# Written task
Write each line of the material exactly as given, from the top through the line that contains "return Math.round(v) +", and omit all pictures.

# Data section
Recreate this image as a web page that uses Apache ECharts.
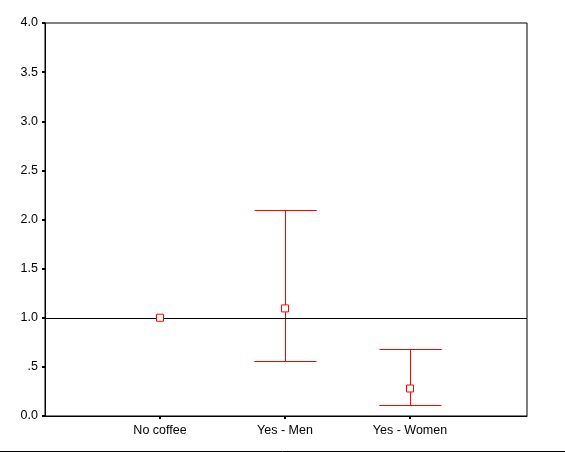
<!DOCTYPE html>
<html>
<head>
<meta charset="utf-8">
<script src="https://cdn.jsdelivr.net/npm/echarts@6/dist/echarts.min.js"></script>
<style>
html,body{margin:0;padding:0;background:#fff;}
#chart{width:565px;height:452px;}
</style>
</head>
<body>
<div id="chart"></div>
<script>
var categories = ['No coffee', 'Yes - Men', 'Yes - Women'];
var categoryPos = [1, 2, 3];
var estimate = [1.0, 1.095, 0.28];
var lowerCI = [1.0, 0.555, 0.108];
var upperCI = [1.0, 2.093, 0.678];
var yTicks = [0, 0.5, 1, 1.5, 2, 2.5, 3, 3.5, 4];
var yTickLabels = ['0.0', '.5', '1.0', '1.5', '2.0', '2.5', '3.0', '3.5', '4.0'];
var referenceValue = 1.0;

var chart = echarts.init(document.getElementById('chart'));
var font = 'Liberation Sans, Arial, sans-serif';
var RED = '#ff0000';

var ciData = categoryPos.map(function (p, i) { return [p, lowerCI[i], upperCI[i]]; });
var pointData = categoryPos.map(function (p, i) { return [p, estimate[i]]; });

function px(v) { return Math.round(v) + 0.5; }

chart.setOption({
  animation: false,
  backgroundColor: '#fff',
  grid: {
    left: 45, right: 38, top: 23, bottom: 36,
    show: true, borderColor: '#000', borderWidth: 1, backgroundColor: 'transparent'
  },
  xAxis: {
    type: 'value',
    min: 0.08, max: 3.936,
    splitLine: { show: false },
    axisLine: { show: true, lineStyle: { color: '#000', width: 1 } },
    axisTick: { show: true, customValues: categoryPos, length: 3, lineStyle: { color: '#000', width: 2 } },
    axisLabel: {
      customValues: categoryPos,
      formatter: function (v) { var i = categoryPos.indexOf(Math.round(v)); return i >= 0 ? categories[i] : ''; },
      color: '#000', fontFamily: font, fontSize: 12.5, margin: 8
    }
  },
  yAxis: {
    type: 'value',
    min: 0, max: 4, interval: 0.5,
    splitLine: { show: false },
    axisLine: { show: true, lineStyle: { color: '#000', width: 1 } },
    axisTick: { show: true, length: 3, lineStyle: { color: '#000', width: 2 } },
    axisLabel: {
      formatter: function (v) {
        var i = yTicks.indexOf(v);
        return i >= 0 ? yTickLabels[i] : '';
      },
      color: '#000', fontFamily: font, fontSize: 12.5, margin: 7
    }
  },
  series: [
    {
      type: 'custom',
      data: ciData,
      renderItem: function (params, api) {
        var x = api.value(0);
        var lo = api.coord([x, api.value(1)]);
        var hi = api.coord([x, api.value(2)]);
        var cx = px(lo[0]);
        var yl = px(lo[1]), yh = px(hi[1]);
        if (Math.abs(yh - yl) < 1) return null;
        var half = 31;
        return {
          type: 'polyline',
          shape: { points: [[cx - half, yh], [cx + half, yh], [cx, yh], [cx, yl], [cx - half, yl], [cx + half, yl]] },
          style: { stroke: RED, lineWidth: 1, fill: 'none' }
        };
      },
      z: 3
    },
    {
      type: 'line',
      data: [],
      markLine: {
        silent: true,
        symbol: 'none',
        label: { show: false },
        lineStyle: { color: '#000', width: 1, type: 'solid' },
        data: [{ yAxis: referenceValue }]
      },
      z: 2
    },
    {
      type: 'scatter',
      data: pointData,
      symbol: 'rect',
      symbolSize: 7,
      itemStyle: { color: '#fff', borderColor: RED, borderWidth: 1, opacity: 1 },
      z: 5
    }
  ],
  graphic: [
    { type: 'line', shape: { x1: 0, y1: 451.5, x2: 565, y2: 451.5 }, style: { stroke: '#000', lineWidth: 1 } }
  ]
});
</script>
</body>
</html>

# Right answer
Recreate this image as a web page that uses Apache ECharts.
<!DOCTYPE html>
<html>
<head>
<meta charset="utf-8">
<script src="https://cdn.jsdelivr.net/npm/echarts@6/dist/echarts.min.js"></script>
<style>
html,body{margin:0;padding:0;background:#fff;}
#chart{width:565px;height:452px;}
</style>
</head>
<body>
<div id="chart"></div>
<script>
var categories = ['No coffee', 'Yes - Men', 'Yes - Women'];
var categoryPos = [1, 2, 3];
var estimate = [1.0, 1.095, 0.28];
var lowerCI = [1.0, 0.555, 0.108];
var upperCI = [1.0, 2.093, 0.678];
var yTicks = [0, 0.5, 1, 1.5, 2, 2.5, 3, 3.5, 4];
var yTickLabels = ['0.0', '.5', '1.0', '1.5', '2.0', '2.5', '3.0', '3.5', '4.0'];
var referenceValue = 1.0;

var chart = echarts.init(document.getElementById('chart'));
var font = 'Liberation Sans, Arial, sans-serif';
var RED = '#ff0000';

var ciData = categoryPos.map(function (p, i) { return [p, lowerCI[i], upperCI[i]]; });
var pointData = categoryPos.map(function (p, i) { return [p, estimate[i]]; });

function px(v) { return Math.round(v) + 0.5; }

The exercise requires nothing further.